Thursday, December 7, 2017

More about the Stewardship of Community

Like the previous theme we touched on, Stewardship of Creation, this theme of the Stewardship of Community permeates the Bible from start to finish. In the beginning, in the Garden of Eden, the only time God says something is NOT good -- in contrast to all the times God repeats the idea that something he's created is "good" -- is when God says in Genesis 2 that "it is not good for the man to be alone." God designed humans for community, and he creates it right there in the Garden. He created the man for community with himself, yes, but also for a human community and partnership. Then God delights, apparently, to come walking in the Garden in the cool of the day, partaking of and enjoying this community himself.

Later, when God chooses a man to deal with the brokenness introduced into his good creation by the destructive power of sin, he doesn't just choose an individual -- he chooses Abraham to be the father of a great nation. It is through the community of the nation descended from Abraham that God will do his ultimate work on behalf of the whole creation.

When God gives his law through Moses, he gives it into the relational context of the community of Israel, encamped at the foot of Mount Sinai in an orderly community centered in the tabernacle, the "tent of meeting" where God lived among his people. Many of the laws and sacrifices instituted there deal with keeping people in proper relationship with each other.

And when Jesus "pitched his tent" (the literal meaning of John 1:14) among us, he immediately surrounded himself with a community of men and women who would form the nucleus of his ongoing movement after his resurrection. The book of Acts is laser focused on the life and growth of this community. Most of Paul's letters deal very clearly with the stewardship of the community centered in Jesus Christ. At the end of the Bible, the book of Revelation envisions people from "every tribe and tongue, every race and nation" gathered around the throne of God and of the Lamb -- and the book ends with the city of God coming down out of heaven, the place where God will dwell with his people, in the heart of their community.

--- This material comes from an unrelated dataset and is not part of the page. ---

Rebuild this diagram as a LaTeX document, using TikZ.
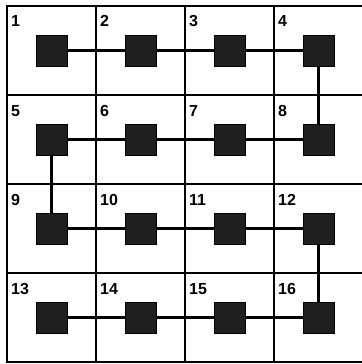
\documentclass[tikz,border=0pt]{standalone}
\usepackage{fontspec}
\setmainfont{Liberation Sans}
\usepackage{tikz}
\usetikzlibrary{positioning}

\begin{document}
\begin{tikzpicture}[
  x=1pt, y=-1pt,
  every node/.style={font=\fontsize{16}{18}\selectfont\bfseries},
  cell/.style={draw, line width=2.4pt, minimum size=89pt, inner sep=0pt, outer sep=0pt},
  blk/.style ={draw, line width=0.6pt, fill=black!88, minimum size=31pt, inner sep=0pt},
  num/.style ={anchor=base west, inner sep=0pt},
  lnk/.style ={line width=2.8pt}
]
  \useasboundingbox (0,0) rectangle (361.5,364);
  % grid of cells
  \node[cell] (c1) at (51.5,50.5) {};
  \node[cell, right=0pt of c1] (c2) {};
  \node[cell, right=0pt of c2] (c3) {};
  \node[cell, right=0pt of c3] (c4) {};
  \node[cell, below=0pt of c1] (c5) {};
  \node[cell, right=0pt of c5] (c6) {};
  \node[cell, right=0pt of c6] (c7) {};
  \node[cell, right=0pt of c7] (c8) {};
  \node[cell, below=0pt of c5] (c9) {};
  \node[cell, right=0pt of c9] (c10) {};
  \node[cell, right=0pt of c10] (c11) {};
  \node[cell, right=0pt of c11] (c12) {};
  \node[cell, below=0pt of c9] (c13) {};
  \node[cell, right=0pt of c13] (c14) {};
  \node[cell, right=0pt of c14] (c15) {};
  \node[cell, right=0pt of c15] (c16) {};
  % cell numbers
  \node[num] (n1)  at ([shift={(4pt,-21pt)}]c1.north west)  {1};
  \node[num] (n2)  at ([shift={(4pt,-21pt)}]c2.north west)  {2};
  \node[num] (n3)  at ([shift={(4pt,-21pt)}]c3.north west)  {3};
  \node[num] (n4)  at ([shift={(4pt,-21pt)}]c4.north west)  {4};
  \node[num] (n5)  at ([shift={(4pt,-21pt)}]c5.north west)  {5};
  \node[num] (n6)  at ([shift={(4pt,-21pt)}]c6.north west)  {6};
  \node[num] (n7)  at ([shift={(4pt,-21pt)}]c7.north west)  {7};
  \node[num] (n8)  at ([shift={(4pt,-21pt)}]c8.north west)  {8};
  \node[num] (n9)  at ([shift={(4pt,-21pt)}]c9.north west)  {9};
  \node[num] (n10) at ([shift={(4pt,-21pt)}]c10.north west) {10};
  \node[num] (n11) at ([shift={(4pt,-21pt)}]c11.north west) {11};
  \node[num] (n12) at ([shift={(4pt,-21pt)}]c12.north west) {12};
  \node[num] (n13) at ([shift={(4pt,-21pt)}]c13.north west) {13};
  \node[num] (n14) at ([shift={(4pt,-21pt)}]c14.north west) {14};
  \node[num] (n15) at ([shift={(4pt,-21pt)}]c15.north west) {15};
  \node[num] (n16) at ([shift={(4pt,-21pt)}]c16.north west) {16};
  % blocks
  \node[blk] (s1)  at (c1)  {};
  \node[blk] (s2)  at (c2)  {};
  \node[blk] (s3)  at (c3)  {};
  \node[blk] (s4)  at (c4)  {};
  \node[blk] (s5)  at (c5)  {};
  \node[blk] (s6)  at (c6)  {};
  \node[blk] (s7)  at (c7)  {};
  \node[blk] (s8)  at (c8)  {};
  \node[blk] (s9)  at (c9)  {};
  \node[blk] (s10) at (c10) {};
  \node[blk] (s11) at (c11) {};
  \node[blk] (s12) at (c12) {};
  \node[blk] (s13) at (c13) {};
  \node[blk] (s14) at (c14) {};
  \node[blk] (s15) at (c15) {};
  \node[blk] (s16) at (c16) {};
  % snake path
  \draw[lnk] (s1) -- (s2);
  \draw[lnk] (s2) -- (s3);
  \draw[lnk] (s3) -- (s4);
  \draw[lnk] (s4) -- (s8);
  \draw[lnk] (s8) -- (s7);
  \draw[lnk] (s7) -- (s6);
  \draw[lnk] (s6) -- (s5);
  \draw[lnk] (s5) -- (s9);
  \draw[lnk] (s9) -- (s10);
  \draw[lnk] (s10) -- (s11);
  \draw[lnk] (s11) -- (s12);
  \draw[lnk] (s12) -- (s16);
  \draw[lnk] (s16) -- (s15);
  \draw[lnk] (s15) -- (s14);
  \draw[lnk] (s14) -- (s13);
\end{tikzpicture}
\end{document}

The Stewardship of Community is one of the great tasks of the church. Yet so many churches assume the existence of and the health of the community. There's little intentionality about it. You have some churches that allow you to be completely anonymous, and others that are like the bar on "Cheers," where everybody knows your name. And neither option is necessarily healthy. Most churches think they're incredibly friendly, but most unchurched visitors never return precisely because they don't feel welcome. Professional church leaders are often run off their feet pursuing the care of physical, emotional, and spiritual needs in their flock -- when those needs, biblically speaking, belong not to the professional pastors but rather to the whole community, the whole body.

It's an amazing exercise to read the Bible looking for guidelines of how to build a community. Themes like leadership development, conflict resolution, self-giving love, and development and use of diverse gifts fairly leap off the pages when you start to look for them.

Trouble is, the life of the community is where things start to get really messy. This is where letting go of offenses and forgiving others comes into play. This is where learning to live as imperfect people who hurt and damage one another becomes an issue. This is where letting go of my own agendas and putting my neighbor's needs first really matters. And none of us enjoys those sacrifices and disciplines, at least not at first. Living in community, tending the community, is an ongoing challenge that takes a lot of work and a lot of intentionality. But if we're going to build the church the way Jesus talked about it, the way the Bible describes it, we have to pay attention to the Stewardship of Community.